Czarterowanie jachtów w Czarnogórze jest możliwe dopiero od kilku lat, więc większość stacjonujących tam jednostek nie ma więcej, niż cztery lata. Do wyboru mamy trzy bazy czarterowe: Kotor, Tivat i Bar. Jeżeli planujemy odwiedzić porty Chorwacji to najlepiej wybrać Tivat, bo jest bliżej otwartego morza. Kotor zapewni więcej walorów krajobrazowych. Do miejscowości Bar udajemy się wtedy, gdy jesteśmy spragnieni długich tras.

Miasto Kotor położone jest na samym końcu Zatoki Kotorskiej. Pierwotnie zatoka była doliną rzeki. Dziś wypełniona jest wodą morską i stanowi trzy rozległe baseny połączone wąskimi cieśninami. Port i miasto Kotor otoczone są potężnymi murami zbudowanymi za czasów Republiki Weneckiej. Charakterystyczne płaskorzeźby lwów łatwo znajdziecie wśród szczegółów architektonicznych miasta. Koniecznie trzeba wygospodarować kilka godzin na wspinaczkę na sam szczyt góry, z którego widok zapiera dech o każdej porze dnia.

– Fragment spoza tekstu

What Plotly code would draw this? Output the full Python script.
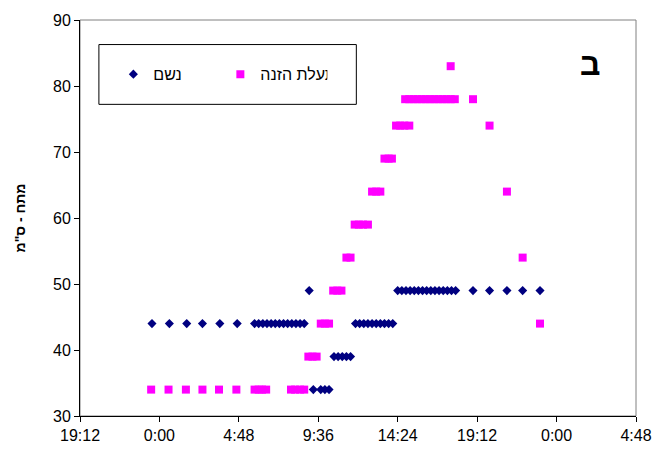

Marina to 400-metrowa promenada, wzdłuż której cumują wszystkie jednostki. Największe promy i statki zajmują miejsca na północnym cyplu. Jachty żaglowe cumują nieco dalej na południu. A na samym końcu zatoki są małe łodzie rybackie. Na kei jest woda oraz prąd. Jeśli chcemy znaleźć toaletę poza jachtem, to musimy odwiedzić którąś z pobliskich restauracji. Marina nie ma żadnego ogrodzenia, więc stojąc rufą do kei obserwujemy ciągły ruch spacerowiczów.

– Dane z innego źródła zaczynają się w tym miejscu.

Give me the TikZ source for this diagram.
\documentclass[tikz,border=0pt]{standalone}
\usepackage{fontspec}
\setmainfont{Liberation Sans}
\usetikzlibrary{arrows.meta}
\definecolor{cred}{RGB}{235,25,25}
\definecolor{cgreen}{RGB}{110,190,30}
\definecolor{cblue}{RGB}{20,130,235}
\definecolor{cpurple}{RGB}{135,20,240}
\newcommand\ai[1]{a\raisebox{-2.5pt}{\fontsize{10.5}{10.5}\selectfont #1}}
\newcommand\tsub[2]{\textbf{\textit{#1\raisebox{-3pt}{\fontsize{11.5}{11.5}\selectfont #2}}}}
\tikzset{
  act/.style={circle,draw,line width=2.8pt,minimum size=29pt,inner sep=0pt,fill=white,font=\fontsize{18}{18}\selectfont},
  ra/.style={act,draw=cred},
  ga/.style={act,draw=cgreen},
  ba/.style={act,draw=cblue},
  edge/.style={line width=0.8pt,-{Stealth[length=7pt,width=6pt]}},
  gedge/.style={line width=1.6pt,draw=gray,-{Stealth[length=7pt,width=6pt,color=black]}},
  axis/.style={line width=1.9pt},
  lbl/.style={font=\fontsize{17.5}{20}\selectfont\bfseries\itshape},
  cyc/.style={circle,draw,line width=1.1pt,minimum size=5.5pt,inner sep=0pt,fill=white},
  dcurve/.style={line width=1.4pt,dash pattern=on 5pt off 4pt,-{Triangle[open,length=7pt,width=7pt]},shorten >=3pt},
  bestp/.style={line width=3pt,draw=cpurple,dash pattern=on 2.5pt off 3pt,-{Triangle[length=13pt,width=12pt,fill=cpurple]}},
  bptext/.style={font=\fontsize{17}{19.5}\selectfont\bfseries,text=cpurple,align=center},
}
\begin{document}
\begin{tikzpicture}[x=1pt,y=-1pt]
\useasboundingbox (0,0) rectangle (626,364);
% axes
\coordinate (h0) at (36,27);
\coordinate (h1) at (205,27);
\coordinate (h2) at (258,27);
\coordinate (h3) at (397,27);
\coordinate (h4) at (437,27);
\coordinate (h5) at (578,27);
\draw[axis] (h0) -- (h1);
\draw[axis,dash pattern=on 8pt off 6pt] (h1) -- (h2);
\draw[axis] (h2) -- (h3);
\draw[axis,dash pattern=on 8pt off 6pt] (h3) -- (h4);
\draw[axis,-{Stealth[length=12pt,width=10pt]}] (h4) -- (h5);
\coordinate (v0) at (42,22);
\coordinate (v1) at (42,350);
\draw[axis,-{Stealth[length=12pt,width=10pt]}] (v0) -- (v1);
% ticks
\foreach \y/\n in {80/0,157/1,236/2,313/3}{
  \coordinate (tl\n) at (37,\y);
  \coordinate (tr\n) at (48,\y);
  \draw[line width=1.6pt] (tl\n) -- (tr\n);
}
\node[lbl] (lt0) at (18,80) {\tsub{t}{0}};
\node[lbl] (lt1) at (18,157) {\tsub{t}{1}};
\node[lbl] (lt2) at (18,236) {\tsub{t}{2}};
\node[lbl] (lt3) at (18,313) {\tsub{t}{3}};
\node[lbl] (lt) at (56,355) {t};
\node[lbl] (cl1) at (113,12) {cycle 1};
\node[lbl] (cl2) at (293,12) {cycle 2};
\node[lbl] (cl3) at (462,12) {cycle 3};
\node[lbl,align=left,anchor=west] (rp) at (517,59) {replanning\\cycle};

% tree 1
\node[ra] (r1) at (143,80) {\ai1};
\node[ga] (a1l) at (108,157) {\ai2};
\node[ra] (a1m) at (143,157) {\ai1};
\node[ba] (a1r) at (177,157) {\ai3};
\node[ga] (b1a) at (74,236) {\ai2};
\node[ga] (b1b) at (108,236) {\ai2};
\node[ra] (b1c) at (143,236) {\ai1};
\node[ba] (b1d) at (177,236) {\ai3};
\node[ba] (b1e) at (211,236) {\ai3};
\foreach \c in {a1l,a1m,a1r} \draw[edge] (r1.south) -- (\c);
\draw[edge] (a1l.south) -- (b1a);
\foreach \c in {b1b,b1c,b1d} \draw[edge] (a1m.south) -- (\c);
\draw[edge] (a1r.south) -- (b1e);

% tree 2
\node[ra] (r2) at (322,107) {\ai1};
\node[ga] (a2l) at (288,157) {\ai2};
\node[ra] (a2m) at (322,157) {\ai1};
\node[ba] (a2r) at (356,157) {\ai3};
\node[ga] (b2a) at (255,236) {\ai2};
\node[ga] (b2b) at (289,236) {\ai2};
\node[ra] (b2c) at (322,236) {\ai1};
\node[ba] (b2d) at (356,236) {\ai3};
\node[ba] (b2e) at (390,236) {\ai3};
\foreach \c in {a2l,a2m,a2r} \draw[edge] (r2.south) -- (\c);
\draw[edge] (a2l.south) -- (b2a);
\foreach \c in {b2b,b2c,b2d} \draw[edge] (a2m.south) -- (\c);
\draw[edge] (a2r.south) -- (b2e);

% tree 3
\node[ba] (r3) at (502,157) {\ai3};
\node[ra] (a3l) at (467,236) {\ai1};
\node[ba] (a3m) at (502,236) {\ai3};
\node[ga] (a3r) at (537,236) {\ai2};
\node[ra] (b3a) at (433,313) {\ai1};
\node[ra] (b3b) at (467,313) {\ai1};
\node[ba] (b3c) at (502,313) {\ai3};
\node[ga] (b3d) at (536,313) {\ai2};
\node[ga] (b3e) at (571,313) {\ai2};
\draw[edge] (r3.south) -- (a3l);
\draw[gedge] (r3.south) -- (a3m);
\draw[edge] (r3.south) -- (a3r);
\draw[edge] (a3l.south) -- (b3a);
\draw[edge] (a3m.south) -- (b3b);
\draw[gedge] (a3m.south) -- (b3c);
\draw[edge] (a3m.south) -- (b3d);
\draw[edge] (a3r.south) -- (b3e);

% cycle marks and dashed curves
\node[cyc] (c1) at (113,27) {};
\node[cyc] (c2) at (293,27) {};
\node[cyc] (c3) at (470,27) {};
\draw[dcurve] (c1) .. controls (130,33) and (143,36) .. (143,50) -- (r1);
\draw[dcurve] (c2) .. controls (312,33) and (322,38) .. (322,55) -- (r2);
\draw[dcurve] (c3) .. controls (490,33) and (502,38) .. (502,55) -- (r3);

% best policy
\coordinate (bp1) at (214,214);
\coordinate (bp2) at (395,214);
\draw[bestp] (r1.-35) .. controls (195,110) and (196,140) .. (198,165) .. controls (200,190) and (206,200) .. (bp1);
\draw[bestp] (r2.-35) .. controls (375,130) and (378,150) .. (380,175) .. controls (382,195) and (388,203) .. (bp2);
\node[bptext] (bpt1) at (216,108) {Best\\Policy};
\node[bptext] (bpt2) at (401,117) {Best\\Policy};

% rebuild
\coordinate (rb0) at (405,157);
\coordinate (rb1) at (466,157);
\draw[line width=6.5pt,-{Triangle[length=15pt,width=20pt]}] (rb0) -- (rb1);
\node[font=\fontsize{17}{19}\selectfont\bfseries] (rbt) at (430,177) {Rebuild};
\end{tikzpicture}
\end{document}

W ofercie czarterowej znajdziecie pełną gamę jachtów (od 34 do 54 stóp). Dominują Elany i jachty Sun Odyssey. Ceny są zbliżone do tych, które znamy z Chorwacji. Elan 344 Impression dla siedmiu osób kosztuje od 1,1 do 2,1 tys. euro za tydzień. Sun Odyssey 54 dla 12 osób kosztuje od 3,7 do 6,3 tys. euro za tydzień. Do dyspozycji są tez dwa katamarany: Nautitech 47 mogący pomieścić aż 14-osobową załogę oraz Lagoon 440 dla 11 osób. Spragnieni większych emocji mogą zarezerwować jacht motorowy Jeanneau Prestige 46. Transfer z lotniska w Dubrowniku dla ośmiu osób to wydatek 160 euro (w jedną stronę).

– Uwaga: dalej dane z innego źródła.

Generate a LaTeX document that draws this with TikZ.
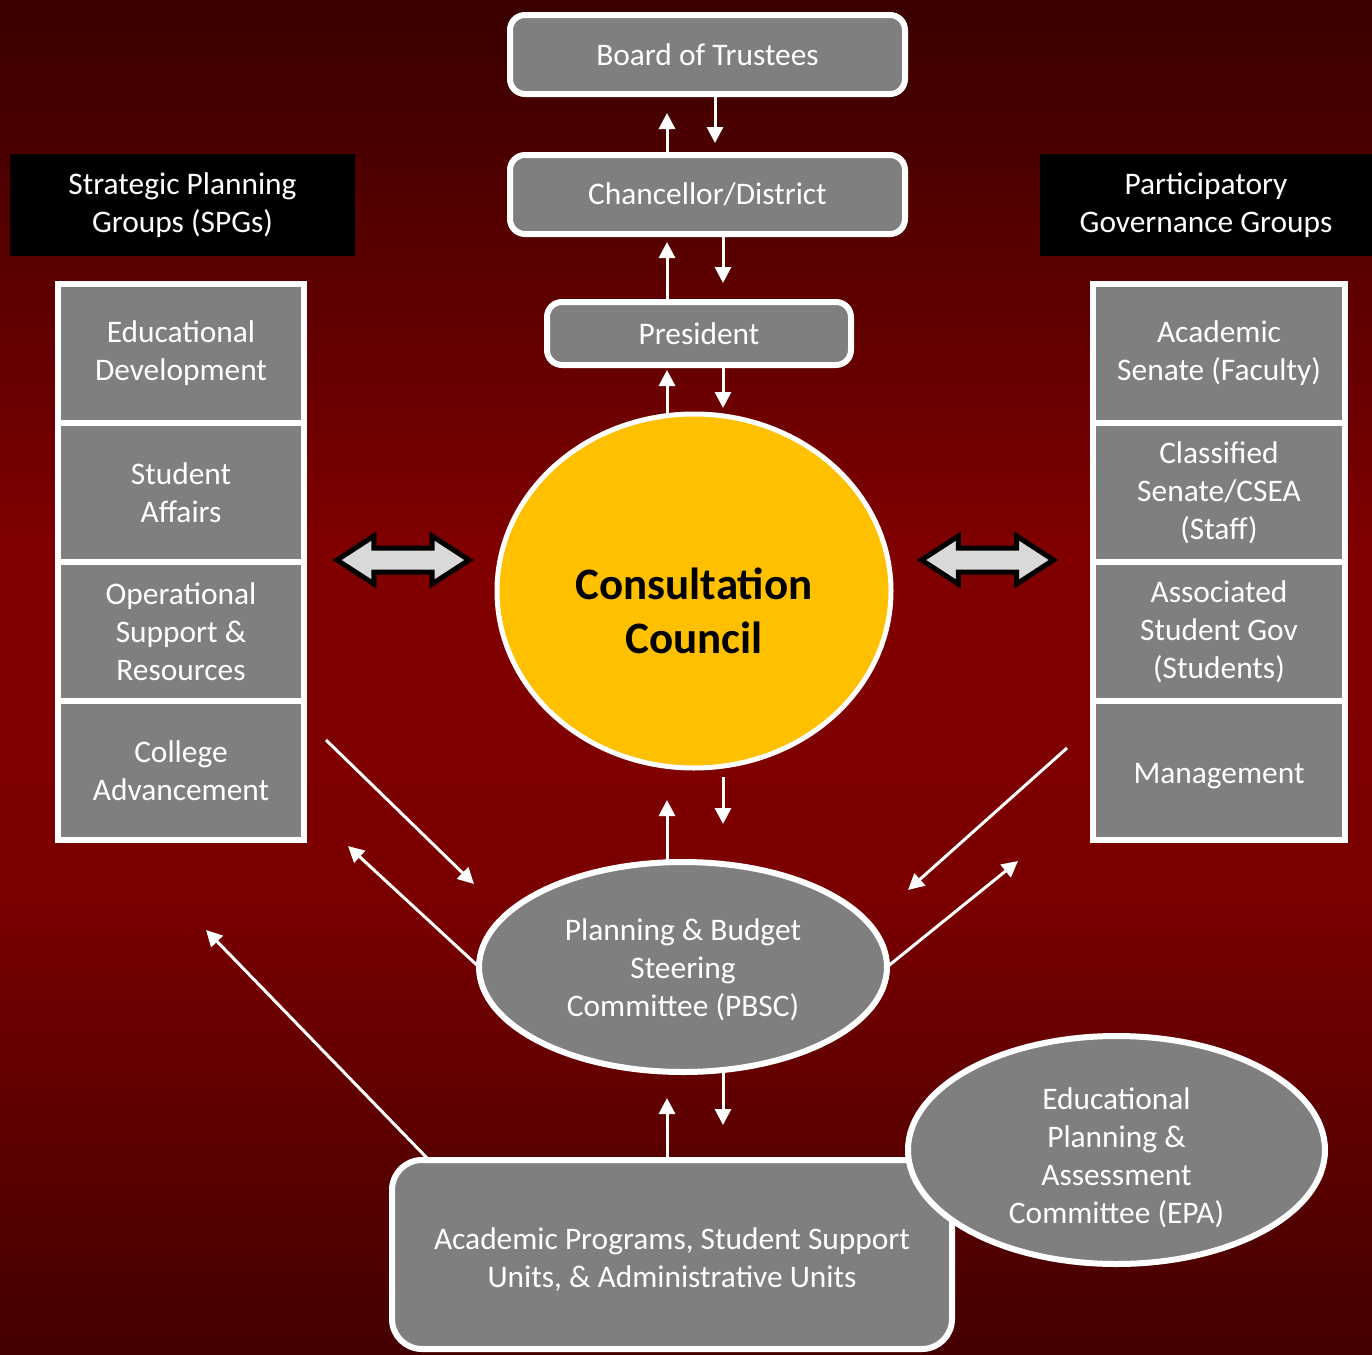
\documentclass[tikz,border=0pt]{standalone}
\usepackage{fontspec}
\setmainfont{Carlito}
\usetikzlibrary{arrows.meta,positioning,shapes.geometric,shapes.arrows}

\definecolor{boxgray}{HTML}{7F7F7F}
\definecolor{councilgold}{HTML}{FFC000}
\definecolor{arrowgray}{HTML}{D9D9D9}
\definecolor{bgbottom}{HTML}{450000}
\definecolor{bglow}{HTML}{600000}
\definecolor{bgmid}{HTML}{7A0000}
\definecolor{bgpeak}{HTML}{800000}
\definecolor{bghigh}{HTML}{5E0000}
\definecolor{bgtop}{HTML}{3A0000}
\pgfdeclareverticalshading{redback}{100bp}{color(0bp)=(bgbottom); color(25bp)=(bgbottom); color(34.4bp)=(bglow); color(41.8bp)=(bgmid); color(49.2bp)=(bgpeak); color(54.7bp)=(bgpeak); color(64bp)=(bghigh); color(75bp)=(bgtop); color(100bp)=(bgtop)}

\newcommand{\boxfont}{\fontsize{15.7}{19}\selectfont}
\newcommand{\councilfont}{\fontsize{22.5}{27}\selectfont\bfseries}

\begin{document}
\begin{tikzpicture}[x=0.5pt,y=-0.5pt,
	topbox/.style={draw=white,line width=3pt,fill=boxgray,text=white,font=\boxfont,align=center,rounded corners=7.5pt,inner sep=0pt,outer sep=0pt},
	cell/.style={draw=white,line width=3pt,fill=boxgray,text=white,font=\boxfont,align=center,inner sep=0pt,outer sep=0pt,minimum height=69.5pt},
	header/.style={fill=black,text=white,font=\boxfont,align=center,minimum height=51pt,inner sep=0pt},
	oval/.style={ellipse,draw=white,line width=3pt,fill=boxgray,text=white,font=\boxfont,align=center,inner sep=0pt,outer sep=0pt},
	label text/.style={font=\boxfont,text=white,align=center},
	council/.style={ellipse,draw=white,line width=2.5pt,fill=councilgold,inner sep=0pt,outer sep=0pt,minimum width=197pt,minimum height=177pt},
	twoway/.style={double arrow,draw=black,fill=arrowgray,line width=2.5pt,inner xsep=0pt,inner ysep=4.75pt,minimum height=66pt,double arrow head extend=6pt,double arrow tip angle=66},
	flow/.style={draw=white,line width=1.5pt,-{Triangle[length=8pt,width=8pt]}}]
			%%%%% START %%%%%
			
			\useasboundingbox (0,0) rectangle (1372,1355);
			\shade[shading=redback] (0,0) rectangle (1372,1355);
			
			% chain at the top
			\node[topbox,minimum width=197.5pt,minimum height=39.5pt] (board) at (707.5,54.5) {Board of Trustees};
			\node[topbox,minimum width=197.5pt,minimum height=39.5pt] (chan) at (707.5,194.5) {Chancellor/District};
			\node[topbox,minimum width=152pt,minimum height=31.5pt] (pres) at (699,333.5) {President};
			
			\node[council] (cc) at (694,591) {};
			\node[font=\councilfont,align=center] (cctext) at ([yshift=-10pt]cc.center) {Consultation\\Council};
			
			\node[oval,minimum width=204pt,minimum height=105pt] (pbsc) at (683,967) {};
			\node[label text] (pbsctext) at ([yshift=-1.5pt]pbsc.center) {Planning \& Budget\\Steering\\Committee (PBSC)};
			
			\node[topbox,rounded corners=15pt,minimum width=280pt,minimum height=94.5pt] (units) at (672,1254.5) {};
			\node[label text] (unitstext) at ([yshift=-2.5pt]units.center) {Academic Programs, Student Support\\Units, \& Administrative Units};
			\node[oval,minimum width=208.5pt,minimum height=114pt] (epa) at (1116.5,1150) {};
			\node[label text] (epatext) at ([yshift=-4pt]epa.center) {Educational\\Planning \&\\Assessment\\Committee (EPA)};
			
			% side groups
			\node[header,minimum width=172.5pt] (spg) at (182.5,205) {Strategic Planning\\Groups (SPGs)};
			\node[header,minimum width=166pt] (pgg) at (1206,205) {Participatory\\Governance Groups};
			
			\node[cell,minimum width=123pt] (edu) at (181,353.5) {Educational\\Development};
			\node[cell,minimum width=123pt,below=0pt of edu] (stu) {Student\\Affairs};
			\node[cell,minimum width=123pt,below=0pt of stu] (ops) {Operational\\Support \&\\Resources};
			\node[cell,minimum width=123pt,below=0pt of ops] (adv) {College\\Advancement};
			
			\node[cell,minimum width=126pt] (sen) at (1219,353.5) {Academic\\Senate (Faculty)};
			\node[cell,minimum width=126pt,below=0pt of sen] (csea) {Classified\\Senate/CSEA\\(Staff)};
			\node[cell,minimum width=126pt,below=0pt of csea] (asg) {Associated\\Student Gov\\(Students)};
			\node[cell,minimum width=126pt,below=0pt of asg] (mgmt) {};
			\node[label text] (mgmttext) at ([yshift=-3pt]mgmt.center) {Management};
			
			\node[twoway] (leftway) at (403,560) {};
			\node[twoway] (rightway) at (987.5,560) {};
			
			% up and down arrows
			\coordinate (upx) at (667,0);
			\coordinate (dnx) at (723,0);
			\coordinate (dnxtop) at (715,0);
			
			\draw[flow,shorten >=9.5pt] (chan.north -| upx) -- (board.south -| upx);
			\draw[flow,shorten >=6pt] (board.south -| dnxtop) -- (chan.north -| dnxtop);
			\draw[flow,shorten >=4pt] (pres.north -| upx) -- (chan.south -| upx);
			\draw[flow,shorten >=9.5pt] (chan.south -| dnx) -- (pres.north -| dnx);
			\draw[flow,shorten >=2.5pt] (cc.north -| upx) -- (pres.south -| upx);
			\draw[flow,shorten >=3pt] (pres.south -| dnx) -- (cc.north -| dnx);
			\draw[flow,shorten >=16pt] (pbsc.north -| upx) -- (cc.south -| upx);
			\draw[flow,shorten <=4.5pt,shorten >=19pt] (cc.south -| dnx) -- (pbsc.north -| dnx);
			\draw[flow,shorten >=13pt] (units.north -| upx) -- (pbsc.south -| upx);
			\draw[flow,shorten >=17.5pt] (pbsc.south -| dnx) -- (units.north -| dnx);
			
			% slanted arrows
			\coordinate (spgout) at (326,740);
			\coordinate (spgin) at (474,884);
			\coordinate (spgback) at (348,846);
			\coordinate (unitsfoot) at (427,1158);
			\coordinate (unitsup) at (206,930);
			\coordinate (pggout) at (1067,748);
			\coordinate (pggin) at (908,890);
			\coordinate (pggback) at (1018,861);
			
			\draw[flow] (spgout) -- (spgin);
			\draw[flow] (pbsc.west) -- (spgback);
			\draw[flow] (unitsfoot) -- (unitsup);
			\draw[flow] (pggout) -- (pggin);
			\draw[flow] (pbsc.east) -- (pggback);
			
			%%%%% END %%%%%
		\end{tikzpicture}
\end{document}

Tuż obok Kotoru znajduje się maleńka keja Prcanj, która pomieści nie więcej, niż 10 jachtów. Można tam zacumować na noc, by schować się przed portowym zgiełkiem (goście przystani mogą bezpłatnie korzystać z wodnej taksówki).

Zatoka Kotorska to głęboki fiord otoczony przez góry o wysokości ponad 1700 metrów. Możemy tam spotkać silne wiatry spadowe z różnych kierunków, ale żeglowanie jest doskonałe i bezpieczne. Na wysokości miasteczka Perast znajdują się dwie sztuczne wysepki z kościołami pod wezwaniem Madonny na Skałach i Św. Jerzego. Legenda głosi, że w 1452 roku dwóch żeglarzy wracało z trudnej podróży morskiej. Kiedy na mieliźnie zobaczyli leżącą ikonę Madonny z Dzieciątkiem, uznali to za cud i znak komu mają dziękować za szczęśliwy powrót do domu. Chcąc upamiętnić to zdarzenie postanowili zbudować sanktuarium. Zwozili kamienie i zbudowali małą kaplicę. Później każdy statek wypływający z zatoki przepływał koło kapliczki i rzucał kamień do wody za szczęśliwy powrót do domu. Kapitanowie statków zaczęli fundować srebrne tabliczki wotywne (zawieszane w podzięce za wysłuchane modlitwy). W ten sposób powstały dwie wyspy z tysiącami tabliczek na ścianach kościoła.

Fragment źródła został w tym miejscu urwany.